Renault is one of a handful of manufacturers who have reduced the list price of electric cars, rather than just discount them. For example, in November it took £2500 off the price of the Mégane E-Tech so it started at £34,495 and more recently added an entry-level version of the new Scenic, effectively slashing the family SUV's price by £3500 to £37,495. “The important message is we do cost reduction first, and then we do the pricing reduction after that to try to protect the margin of the car,” Pieton said.

Renault, meanwhile, has promised to take 40% out of the cost of its future generation of EVs, starting with the Twingo city car.

Other previously painful car-making bills are falling too. JLR, for example, booked a £271m boost from falling costs in the three months ending 31 December, mainly due to the fact that it didn't have to pay exorbitant sums to brokers just to secure enough semiconductors. 

Renault also noted a recent fall in two other cost spikes that all car makers have had to suffer in the past couple of years – logistics and energy – while also pointing out they were still high.

BNEF predicts battery pack prices will continue on their path downward, hitting $113/kWh in 2025 and $80/kWh in 2030. That remains substantial.
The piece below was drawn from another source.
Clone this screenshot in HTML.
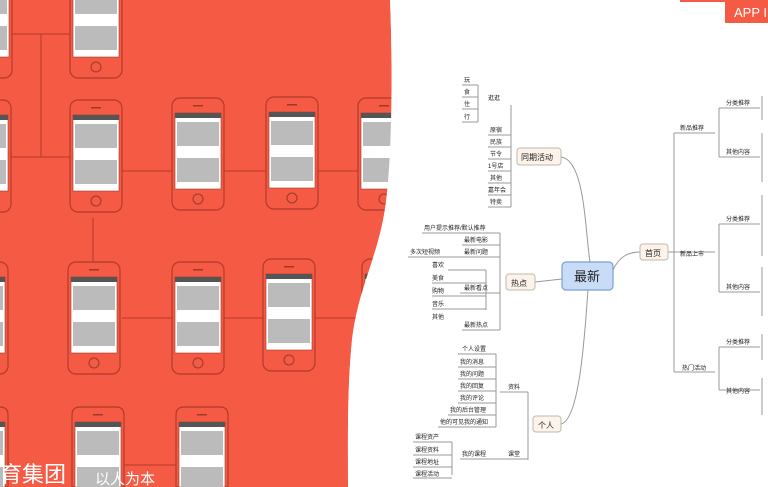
<!DOCTYPE html>
<html><head><meta charset="utf-8"><style>
html,body{margin:0;padding:0;background:#fff;width:768px;height:487px;overflow:hidden;position:relative}
svg{display:block;overflow:hidden;position:absolute;left:0;top:0}
text{font-family:"Liberation Sans","Noto Sans CJK SC",sans-serif;fill:#222}
</style></head><body>
<svg width="768" height="487" viewBox="0 0 768 487" xmlns="http://www.w3.org/2000/svg">
<defs>
<g id="ph">
<rect x="0" y="0" width="52" height="112" rx="8" fill="#f55a44" stroke="#b5392a" stroke-width="1.2"/>
<rect x="3" y="15" width="46" height="76" fill="#fff" stroke="#9a3a2a" stroke-width="0.6"/>
<rect x="3" y="15" width="46" height="5" fill="#555"/>
<rect x="5" y="24" width="42" height="24" fill="#bbb"/>
<rect x="5" y="60" width="42" height="24" fill="#bbb"/>
<circle cx="26" cy="101" r="5" fill="none" stroke="#9a3a2a" stroke-width="1"/>
<rect x="21" y="7" width="10" height="1.5" fill="#9a3a2a"/>
</g>
<g id="phb">
<path d="M0 80 L0 8 Q0 0 8 0 L44 0 Q52 0 52 8 L52 80 Z" fill="#f55a44" stroke="#b5392a" stroke-width="1.2"/>
<rect x="3" y="15" width="46" height="65" fill="#fff" stroke="#9a3a2a" stroke-width="0.6"/>
<rect x="3" y="15" width="46" height="5" fill="#555"/>
<rect x="5" y="24" width="42" height="24" fill="#bbb"/>
<rect x="5" y="60" width="42" height="20" fill="#bbb"/>
<rect x="21" y="7" width="10" height="1.5" fill="#9a3a2a"/>
</g>
</defs>
<path d="M0 0 L390 0 C393 70 392 170 384 215 C376 260 358 290 352 340 C347 390 348 440 348 487 L0 487 Z" fill="#f55a44"/>
<g stroke="#b5392a" stroke-width="1" fill="none">
<line x1="0" y1="34" x2="92" y2="34"/><line x1="41" y1="34" x2="41" y2="157"/>
<line x1="0" y1="157" x2="85" y2="157"/><line x1="100" y1="171" x2="390" y2="171"/>
<line x1="93" y1="218" x2="93" y2="262"/>
<line x1="122" y1="318" x2="360" y2="318"/><line x1="124" y1="465" x2="176" y2="465"/>
</g>
<g>
<use href="#ph" x="70" y="-34"/><use href="#ph" x="-40" y="-34"/>
<use href="#ph" x="-41" y="100"/><use href="#ph" x="70" y="100"/><use href="#ph" x="172" y="98"/><use href="#ph" x="266" y="97"/><use href="#ph" x="358" y="98"/>
<use href="#ph" x="-44" y="262"/><use href="#ph" x="68" y="262"/><use href="#ph" x="172" y="262"/><use href="#ph" x="263" y="259"/><use href="#ph" x="362" y="259"/>
<use href="#phb" x="-44" y="407"/><use href="#phb" x="72" y="407"/><use href="#phb" x="176" y="407"/>
</g>
<path d="M390 0 C393 70 392 170 384 215 C376 260 358 290 352 340 C347 390 348 440 348 487 L768 487 L768 0 Z" fill="#fff"/>
<text x="0" y="482" font-size="22" style="fill:#fff">育集团</text>
<text x="95" y="484" font-size="15" style="fill:#fff">以人为本</text>
<rect x="680" y="0" width="88" height="2" fill="#f55a44"/>
<rect x="725" y="0" width="43" height="23" fill="#f55a44"/>
<text x="734" y="17" font-size="13" style="fill:#fff">APP I</text>
<g stroke="#999" stroke-width="1" fill="none">
<path d="M561 157 C585 160 585 230 590 262"/>
<path d="M535 282 L562 279"/>
<path d="M561 424 C580 420 585 330 588 290"/>
<path d="M613 270 C620 255 630 252 640 252"/>
<path d="M668 252 L674 252 M674 133 L674 372 M674 133 L715 133 M674 252 L715 252 M674 372 L715 372"/>
<path d="M719 108 L719 157 M719 108 L760 108 M719 157 L760 157"/>
<path d="M719 224 L719 292 M719 224 L760 224 M719 292 L760 292"/>
<path d="M719 347 L719 390 M719 347 L760 347 M719 390 L760 390"/>
<path d="M762 96 L762 120 M762 133 L762 182 M762 195 L762 256 M762 267 L762 316 M762 334 L762 360 M762 378 L762 415"/>
<path d="M511 105 L511 207 M478 85 L478 122 M462 85 L478 85 M462 97 L478 97 M462 109 L478 109 M462 122 L478 122"/>
<path d="M488 135 L511 135 M488 147 L511 147 M488 159 L511 159 M488 171 L511 171 M488 183 L511 183 M488 195 L511 195 M488 207 L511 207"/>
<path d="M500 233 L500 330 M422 233 L500 233 M462 245 L500 245 M408 257 L500 257 M460 293 L500 293 M486 270 L486 310 M448 270 L486 270 M432 283 L486 283 M432 296 L486 296 M432 309 L486 309 M462 330 L500 330"/>
<path d="M528 392 L528 460 M528 392 L500 392 M496 354 L496 427 M458 354 L496 354 M458 367 L496 367 M458 379 L496 379 M458 391 L496 391 M458 403 L496 403 M448 415 L496 415 M438 427 L496 427 M460 459 L528 459 M452 442 L452 475 M413 442 L452 442 M413 455 L452 455 M413 467 L452 467 M413 478 L452 478"/>
</g>
<rect x="562" y="262" width="51" height="28" rx="4" fill="#c8dcf8" stroke="#7b9fd2" stroke-width="1.2"/>
<text x="574" y="281" font-size="13">最新</text>
<rect x="640" y="244" width="28" height="16" rx="3" fill="#fdf3ea" stroke="#bba" stroke-width="1"/>
<text x="645" y="256" font-size="8">首页</text>
<rect x="517" y="148" width="44" height="17" rx="3" fill="#fdf3ea" stroke="#bba" stroke-width="1"/>
<text x="521" y="160" font-size="8">同期活动</text>
<rect x="506" y="274" width="29" height="16" rx="3" fill="#fdf3ea" stroke="#bba" stroke-width="1"/>
<text x="511" y="286" font-size="8">热点</text>
<rect x="533" y="416" width="28" height="16" rx="3" fill="#fdf3ea" stroke="#bba" stroke-width="1"/>
<text x="538" y="428" font-size="8">个人</text>
<g font-size="6">
<text x="680" y="130">新品推荐</text><text x="680" y="256">新品上市</text><text x="682" y="370">热门活动</text>
<text x="726" y="105">分类推荐</text><text x="726" y="154">其他内容</text><text x="726" y="221">分类推荐</text><text x="726" y="289">其他内容</text><text x="726" y="344">分类推荐</text><text x="726" y="393">其他内容</text>
<text x="464" y="82">玩</text><text x="464" y="94">食</text><text x="464" y="106">住</text><text x="464" y="119">行</text><text x="488" y="100">逛逛</text>
<text x="490" y="132">原宿</text><text x="490" y="144">民族</text><text x="490" y="156">节令</text><text x="488" y="168">1号店</text><text x="490" y="180">其他</text><text x="488" y="192">嘉年会</text><text x="490" y="204">特卖</text>
<text x="424" y="230">用户提示推荐/默认推荐</text><text x="464" y="242">最新电影</text><text x="410" y="254">多次短视频</text><text x="464" y="254">最新问题</text>
<text x="432" y="267">喜欢</text><text x="432" y="280">美食</text><text x="432" y="293">购物</text><text x="432" y="306">音乐</text><text x="432" y="319">其他</text><text x="464" y="290">最新看点</text><text x="464" y="327">最新热点</text>
<text x="462" y="351">个人设置</text><text x="460" y="364">我的消息</text><text x="460" y="376">我的问题</text><text x="460" y="388">我的回复</text><text x="460" y="400">我的评论</text><text x="450" y="412">我的后台管理</text><text x="440" y="424">他的可见我的通知</text><text x="508" y="389">资料</text>
<text x="415" y="439">课程资产</text><text x="415" y="452">课程资料</text><text x="415" y="464">课程地址</text><text x="415" y="476">课程活动</text><text x="462" y="456">我的课程</text><text x="508" y="456">课堂</text>
</g>
</svg>
</body></html>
It means a 50kWh pack will still be a $4000 entry into the final cost bill for a small car, but less than almost $7000 now.

As the Chinese start to come close to price parity with combustion-engine vehicles, Mercedes-Benz is warning that it will take longer for others. “It's no secret that the variable cost of the battery-electric vehicle sits significantly above what we were used to on the combustion side,” said CEO Ola Källenius  last month. “And it will remain so for the foreseeable future.”

However, the fall in materials cost has given car makers hope that, barring another black swan event like the Russian invasion, the task of making EVs both affordable and profitable has got a bit easier. Renault’s Pieton delivered the good news to investors last month, saying: “The big change… is that the cost of goods sold is finally going to become a tailwind overall, which it hasn't been for three or four years now.”